Place the sub in that position then re-listen to the track. If you hear a dull thumping then the sub could be too close to the wall. Pull it out several more inches. When incorrectly placed, bass sounds can sound to reverberate or make dull thumping sounds. The ideal is that bass should sound tight and focused and have a good depth to it instead of a flat thump. It is a difficult thing to explain in words, but when you hear the difference for yourself, you will understand.
The key to speaker placement, whatever your setup, is experimentation. The more you place and re-place your speakers or sub, and re-listen to them, the better idea you will get of whether the stereo image is correct, expansive enough *for your tastes*, whether there is a bass that is dynamic, and tight enough *for your tastes* etc.

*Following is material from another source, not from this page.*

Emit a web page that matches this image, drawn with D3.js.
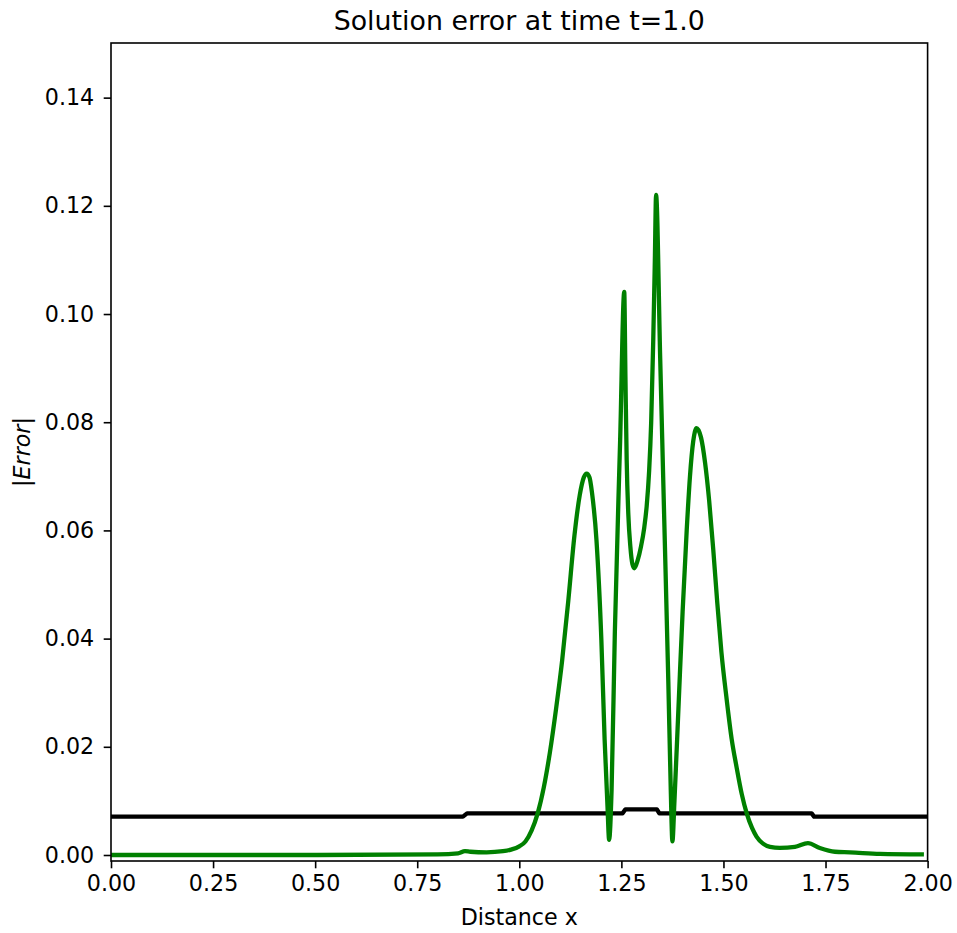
<!DOCTYPE html>
<html>
<head>
<meta charset="utf-8">
<script src="https://cdn.jsdelivr.net/npm/d3@7"></script>
<style>
  body { margin: 0; background: #fff; }
  svg { display: block; font-family: "DejaVu Sans", sans-serif; }
</style>
</head>
<body>
<svg id="chart" width="957" height="933"></svg>
<script>
// ---- data ----
const greenX = [0, 0.5, 0.80, 0.85, 0.867, 0.88, 0.92, 0.96, 0.98, 1.000, 1.015, 1.030, 1.045, 1.060, 1.075, 1.090,
  1.105, 1.120, 1.135, 1.148, 1.158, 1.165, 1.172, 1.178, 1.189, 1.201, 1.209, 1.216, 1.220, 1.226, 1.234, 1.247,
  1.257, 1.260, 1.263, 1.267, 1.272, 1.277, 1.282, 1.290, 1.298, 1.306, 1.312, 1.318, 1.323, 1.328, 1.332, 1.335,
  1.345, 1.355, 1.365, 1.371, 1.375, 1.380, 1.390, 1.400, 1.410, 1.418, 1.426, 1.434, 1.445, 1.455, 1.465, 1.475,
  1.485, 1.495, 1.508, 1.520, 1.532, 1.545, 1.557, 1.570, 1.581, 1.597, 1.614, 1.638, 1.675, 1.707, 1.736, 1.773,
  1.810, 1.883, 1.991];
const greenErr = [0, 0, 0.0001, 0.0003, 0.0007, 0.0006, 0.0005, 0.0007, 0.0010, 0.0016, 0.0025, 0.0045, 0.0077, 0.0125, 0.0190, 0.0270,
  0.0360, 0.0470, 0.0590, 0.0665, 0.0698, 0.0705, 0.0698, 0.0670, 0.0582, 0.0397, 0.0213, 0.0090, 0.0028, 0.0120, 0.0411, 0.0767,
  0.1041, 0.0880, 0.0730, 0.0630, 0.0570, 0.0538, 0.0530, 0.0545, 0.0570, 0.0605, 0.0645, 0.0710, 0.0800, 0.0950, 0.1100, 0.1220,
  0.0920, 0.0620, 0.0320, 0.0120, 0.0025, 0.0100, 0.0275, 0.0450, 0.0600, 0.0700, 0.0765, 0.0789, 0.0772, 0.0725, 0.0655, 0.0565,
  0.0465, 0.0375, 0.0287, 0.0215, 0.0163, 0.0112, 0.0077, 0.0050, 0.0034, 0.0021, 0.0015, 0.0013, 0.0015, 0.0022, 0.0013, 0.0006,
  0.0005, 0.0002, 0.0001];

const blackX = [0, 0.862, 0.872, 1.253, 1.260, 1.337, 1.343, 1.716, 1.722, 2.0];
const blackErr = [0.0071, 0.0071, 0.0077, 0.0077, 0.00845, 0.00845, 0.0077, 0.0077, 0.0071, 0.0071];

const xTicks = [0, 0.25, 0.5, 0.75, 1.0, 1.25, 1.5, 1.75, 2.0];
const yTicks = [0, 0.02, 0.04, 0.06, 0.08, 0.10, 0.12, 0.14];

const titleText = "Solution error at time t=1.0";
const xLabelText = "Distance x";

// ---- layout ----
const svg = d3.select("#chart");
const L = 111, R = 927.6, T = 43, B = 861;
const fs = 22.2;

const x = d3.scaleLinear().domain([0, 2]).range([L, R]);
const y = d3.scaleLinear().domain([-0.00111, 0.1501]).range([B, T]);

// lines
const line = d3.line().x(d => x(d[0])).y(d => y(d[1]));
const greenData = greenX.map((v, i) => [v, greenErr[i]]);
const blackData = blackX.map((v, i) => [v, blackErr[i]]);

svg.append("path").datum(blackData)
  .attr("d", line.curve(d3.curveLinear))
  .attr("fill", "none").attr("stroke", "#000").attr("stroke-width", 4.3)
  .attr("stroke-linejoin", "round").attr("stroke-linecap", "butt");

svg.append("path").datum(greenData)
  .attr("d", line.curve(d3.curveMonotoneX))
  .attr("fill", "none").attr("stroke", "#008000").attr("stroke-width", 4.3)
  .attr("stroke-linejoin", "round").attr("stroke-linecap", "butt");

// axes
const xAxis = d3.axisBottom(x).tickValues(xTicks).tickFormat(d3.format(".2f"))
  .tickSize(7.3).tickPadding(7);
const yAxis = d3.axisLeft(y).tickValues(yTicks).tickFormat(d3.format(".2f"))
  .tickSize(7.3).tickPadding(9.5);

const gx = svg.append("g").attr("transform", `translate(0,${B})`).call(xAxis);
const gy = svg.append("g").attr("transform", `translate(${L},0)`).call(yAxis);
[gx, gy].forEach(g => {
  g.select(".domain").remove();
  g.selectAll(".tick line").attr("stroke", "#000").attr("stroke-width", 1.6);
  g.selectAll(".tick text").attr("fill", "#000").style("font-size", fs + "px")
    .style("font-family", "DejaVu Sans");
});

// frame
svg.append("rect").attr("x", L).attr("y", T).attr("width", R - L).attr("height", B - T)
  .attr("fill", "none").attr("stroke", "#000").attr("stroke-width", 1.6);

// title
svg.append("text").attr("x", (L + R) / 2).attr("y", 30)
  .attr("text-anchor", "middle").style("font-size", "26.8px").text(titleText);

// x label
svg.append("text").attr("x", (L + R) / 2).attr("y", 925)
  .attr("text-anchor", "middle").style("font-size", fs + "px").text(xLabelText);

// y label  |Error| with italic Error
const yl = svg.append("text")
  .attr("transform", `translate(30,${(T + B) / 2}) rotate(-90)`)
  .attr("text-anchor", "middle").style("font-size", fs + "px");
yl.append("tspan").text("|");
yl.append("tspan").style("font-style", "italic").text("Error");
yl.append("tspan").text("|");
</script>
</body>
</html>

Even if you have a 7.1 setup, it is most important to get the position of the 2 fronts and the sub right before proceeding. Only when you are happy with the stereo image should you run Audyssey setup, as Audyssey will not fix bad initial positioning. It will compensate for reflections and maybe standing waves, but will not create a great soundstage or stereo image from badly positioned speakers.
One caveat to stereo imaging: Although the above mentioned is ideal for a specific listening position, you may want to fill a room with sound, no matter the position. If you place 2 speakers at complete opposite ends of a room in the ceiling pointing down, you can acheive this goal, but you will lose true stereo imaging. The advantage however is that you feel more immersed in the music no matter where you are in the room. Unfortunately, this ONLY works for stereo music: If your HiFi setup doubles as your TV speakers/Home Theatre setup for movies, or if you listen to multi-channel music, then this setup is unuseable.
As a said, i may not be right with some of this and would appreciate feedback, but this really helped me to make my system sound better than just plonking all the speakers randomly. The more you re-position and re-test, the more you get an understanding of the differences. It's not something you can really teach with words, I think you've got to experience it yourself to understand.